Beccie Foxwell starred brilliantly as out-of-work actress Rosie Seymore, who steps into her uncle's post as janitor of the luxury flat while he recovers from a car accident. Rosie relishes the opportunity to imagine herself as the genuine resident of the flat, whose neighbour Sam Berryman (the charming Ben Hart) seems likely to brighten her life. She creates realms of fantasy with no clue that she is becoming involved in dangerous undercover activity.

Lisa Skene, as Annette Sefton-Wilcox, the agent, makes a promising debut with the Players. She leaves Rosie in charge, but strange telephone calls and subsequent visitors hint that life is not at all as Rosie assumes.

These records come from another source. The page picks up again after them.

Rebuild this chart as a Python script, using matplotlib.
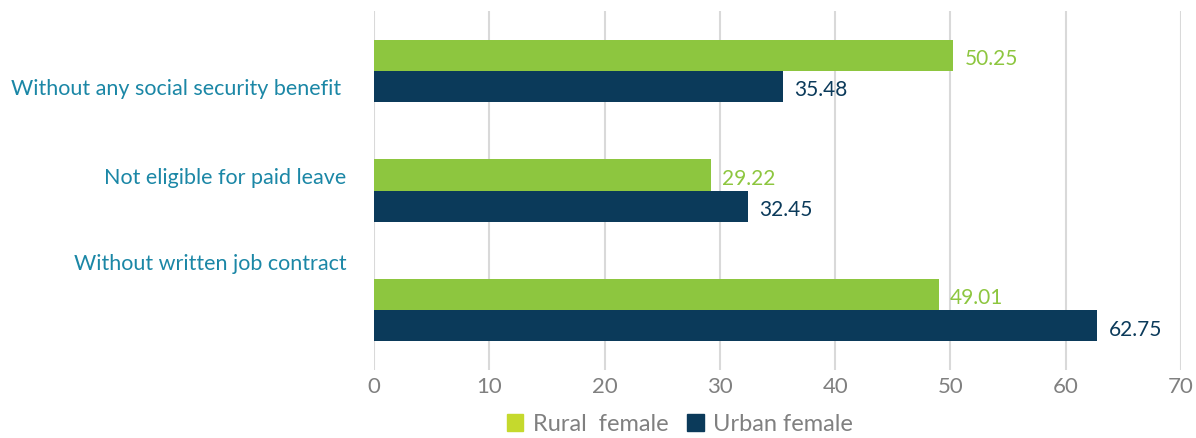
import numpy as np
import matplotlib.pyplot as plt
from matplotlib.patches import Patch

categories = ['Without any social security benefit ', 'Not eligible for paid leave', 'Without written job contract']
rural = [50.25, 29.22, 49.01]
urban = [35.48, 32.45, 62.75]
series_names = ['Rural  female', 'Urban female']
x_ticks = [0, 10, 20, 30, 40, 50, 60, 70]

green = '#8dc63f'
navy = '#0b3a5a'
label_col = '#1b87a6'

plt.rcParams['font.family'] = ['Lato', 'DejaVu Sans']

fig = plt.figure(figsize=(11.96, 4.39), dpi=100)
ax = fig.add_axes([374/1196, 1 - 371/439, (1181-374)/1196, 359/439])

y = np.arange(len(categories))
h = 0.26
b1 = ax.barh(y - h/2, rural, height=h, color=green, label=series_names[0])
b2 = ax.barh(y + h/2, urban, height=h, color=navy, label=series_names[1])

for bars, col in [(b1, green), (b2, navy)]:
    for r in bars:
        v = r.get_width()
        ax.annotate(f'{v:.2f}', (v, r.get_y() + r.get_height()/2), xytext=(8, -2),
                    textcoords='offset points', va='center', ha='left',
                    color=col, fontsize=15)

ax.set_xlim(0, 70)
ax.set_ylim(2.5, -0.5)
ax.set_xticks(x_ticks)
ax.grid(axis='x', color='#d9d9d9', linewidth=1.5)
ax.set_axisbelow(True)
for s in ax.spines.values():
    s.set_visible(False)
ax.tick_params(axis='x', length=0, pad=4, labelcolor='#808080', labelsize=16)

# category labels sit a little off the bar centres in the original
label_pos = [0.125, 0.87, 1.59]
ax.set_yticks(label_pos)
ax.set_yticklabels(categories, color=label_col, fontsize=15.5)
ax.tick_params(axis='y', length=0, pad=20)

handles = [Patch(color='#c5d92d'), Patch(color=navy)]
fig.legend(handles, series_names, loc='center', bbox_to_anchor=(680/1196, 1 - 425/439),
           ncol=2, frameon=False, handlelength=0.7, handleheight=0.7,
           handletextpad=0.4, columnspacing=0.8, labelcolor='#808080',
           prop={'size': 17})

fig.savefig('out.png', dpi=100)
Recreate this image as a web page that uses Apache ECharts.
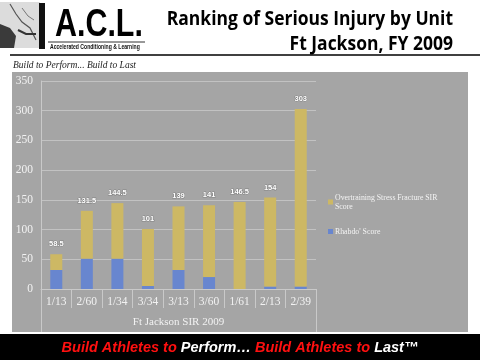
<!DOCTYPE html>
<html><head><meta charset="utf-8">
<script src="https://cdn.jsdelivr.net/npm/echarts@6/dist/echarts.min.js"></script>
<style>html,body{margin:0;padding:0;background:#fff}#c{width:480px;height:360px}</style>
</head><body><div id="c"></div>
<script>
const categories = ['1/13', '2/60', '1/34', '3/34', '3/13', '3/60', '1/61', '2/13', '2/39'];
const rhabdoScore = [32, 51, 51, 5, 32, 20, 0, 4, 4];
const overtrainingScore = [26.5, 80.5, 93.5, 96, 107, 121, 146.5, 150, 299];
const totalLabels = ['58.5', '131.5', '144.5', '101', '139', '141', '146.5', '154', '303'];
const groupLabel = ['Ft Jackson SIR 2009'];
const seriesNames = ['Overtraining Stress Fracture SIR Score', "Rhabdo' Score"];

const chart = echarts.init(document.getElementById('c'), null, {renderer: 'canvas'});
const lightLine = '#c9c9c9';
const serif = '"Liberation Serif", "DejaVu Serif", serif';

chart.setOption({
  backgroundColor: '#ffffff',
  animation: false,
  grid: {left: 41, right: 164, top: 81, bottom: 71, containLabel: false},
  legend: {
    orient: 'vertical', left: 323, top: 188, itemGap: 16,
    itemWidth: 5, itemHeight: 5, icon: 'rect',
    data: seriesNames,
    formatter: function (n) { return n === seriesNames[0] ? 'Overtraining Stress Fracture SIR\nScore' : n; },
    textStyle: {color: '#f4f4f4', fontSize: 7.8, lineHeight: 9, fontFamily: serif, padding: [0, 0, 0, -3]}
  },
  xAxis: [{
    type: 'category', data: categories, position: 'bottom',
    axisLine: {show: true, lineStyle: {color: lightLine, width: 1}},
    axisTick: {show: true, length: 19, lineStyle: {color: lightLine}},
    axisLabel: {color: '#f2f2f2', fontSize: 11.5, fontFamily: serif, margin: 7}
  }, {
    type: 'category', data: groupLabel, position: 'bottom',
    axisLine: {show: false},
    axisTick: {show: true, length: 43, lineStyle: {color: lightLine}},
    axisLabel: {color: '#f2f2f2', fontSize: 11, fontFamily: serif, margin: 28},
    splitLine: {show: false}
  }],
  yAxis: {
    type: 'value', min: 0, max: 350, interval: 50,
    axisLine: {show: true, lineStyle: {color: lightLine}},
    axisTick: {show: false},
    splitLine: {lineStyle: {color: '#c2c2c2', width: 1}},
    axisLabel: {color: '#f2f2f2', fontSize: 11.5, fontFamily: serif, margin: 8}
  },
  series: [{
    name: seriesNames[1], type: 'bar', stack: 'sir', data: rhabdoScore,
    barWidth: 12, itemStyle: {color: '#6886cf'}
  }, {
    name: seriesNames[0], type: 'bar', stack: 'sir', data: overtrainingScore,
    barWidth: 12, itemStyle: {color: '#cdb864'},
    label: {
      show: true, position: 'top', distance: 6,
      formatter: function (p) { return totalLabels[p.dataIndex]; },
      color: '#ffffff', fontSize: 7.5, fontWeight: 'bold',
      fontFamily: '"Liberation Sans", Arial, sans-serif',
      textBorderColor: 'rgba(90,90,90,0.45)', textBorderWidth: 1
    }
  }],
  graphic: [
    {type: 'rect', z: -100, shape: {x: 12, y: 72, width: 456, height: 260}, style: {fill: '#a5a5a5'}},
    {type: 'rect', z: 10, shape: {x: 0, y: 334, width: 480, height: 26}, style: {fill: '#000000'}},
    {type: 'text', z: 11, x: 240, y: 348, style: {
      text: '{r|Build Athletes to }{w|Perform… }{r|Build Athletes to }{w|Last™}',
      align: 'center', verticalAlign: 'middle',
      rich: {
        r: {fill: '#ff1010', font: 'italic bold 14.5px "Liberation Sans", Arial, sans-serif'},
        w: {fill: '#ffffff', font: 'italic bold 14.5px "Liberation Sans", Arial, sans-serif'}
      }
    }},
    {type: 'line', shape: {x1: 10, y1: 55, x2: 480, y2: 55}, style: {stroke: '#000', lineWidth: 1.5}},
    {type: 'text', x: 453, y: 20, scaleX: 0.92, style: {text: 'Ranking of Serious Injury by Unit', align: 'right', verticalAlign: 'middle',
      fill: '#000', font: 'bold 19px "Open Sans", "Noto Sans", sans-serif'}},
    {type: 'text', x: 453, y: 45, scaleX: 0.92, style: {text: 'Ft Jackson, FY 2009', align: 'right', verticalAlign: 'middle',
      fill: '#000', font: 'bold 19px "Open Sans", "Noto Sans", sans-serif'}},
    {type: 'text', x: 13, y: 65, style: {text: 'Build to Perform... Build to Last', align: 'left', verticalAlign: 'middle',
      fill: '#222', font: 'italic 9.5px "Liberation Serif", serif'}},
    {type: 'text', x: 55, y: 25, scaleX: 0.78, style: {text: 'A.C.L.', align: 'left', verticalAlign: 'middle',
      fill: '#000', font: 'bold 39px "Liberation Sans", Arial, sans-serif'}},
    {type: 'line', shape: {x1: 48, y1: 42, x2: 145, y2: 42}, style: {stroke: '#333', lineWidth: 1}},
    {type: 'text', x: 50, y: 47, scaleX: 0.68, style: {text: 'Accelerated Conditioning & Learning', align: 'left', verticalAlign: 'middle',
      fill: '#111', font: 'bold 7.5px "Liberation Sans", Arial, sans-serif'}},
    {type: 'rect', shape: {x: 0, y: 2, width: 40, height: 46}, style: {fill: '#dcdcdc'}},
    {type: 'polygon', shape: {points: [[0, 24], [10, 28], [16, 36], [14, 48], [0, 48]]}, style: {fill: '#3a3a3a'}},
    {type: 'polyline', shape: {points: [[10, 4], [16, 14], [22, 22], [30, 28], [36, 40]]}, style: {stroke: '#555', lineWidth: 1.2, fill: null}},
    {type: 'polyline', shape: {points: [[18, 30], [26, 34], [36, 34]]}, style: {stroke: '#333', lineWidth: 2, fill: null}},
    {type: 'polyline', shape: {points: [[22, 8], [28, 16], [34, 20]]}, style: {stroke: '#777', lineWidth: 1, fill: null}},
    {type: 'rect', shape: {x: 39, y: 3, width: 6, height: 46}, style: {fill: '#111'}}
  ]
});
</script>
</body></html>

Wendy Mitchell as Edna Stricken, ostensibly a beautician, has deeper secrets, while three subsequent arrivals have sinister motives.

Alec Smith as Maurice Whickett, in charge of the operation, has difficulty in curbing the malevolence of the glowering Tracy Taylor (Aless Basram), while his reliance on Tommy Angel (splendidly portrayed by Alistair Aitken) seems sadly misplaced.

As circumstances change, and the outcome of the encounters seems uncertain, Rosie (having abandoned an earlier assumed identity) seems set to lose out yet again.

Flatspin, which attracted large audiences last week, was a top-class production that reflected the continuing success of this long-established amateur company.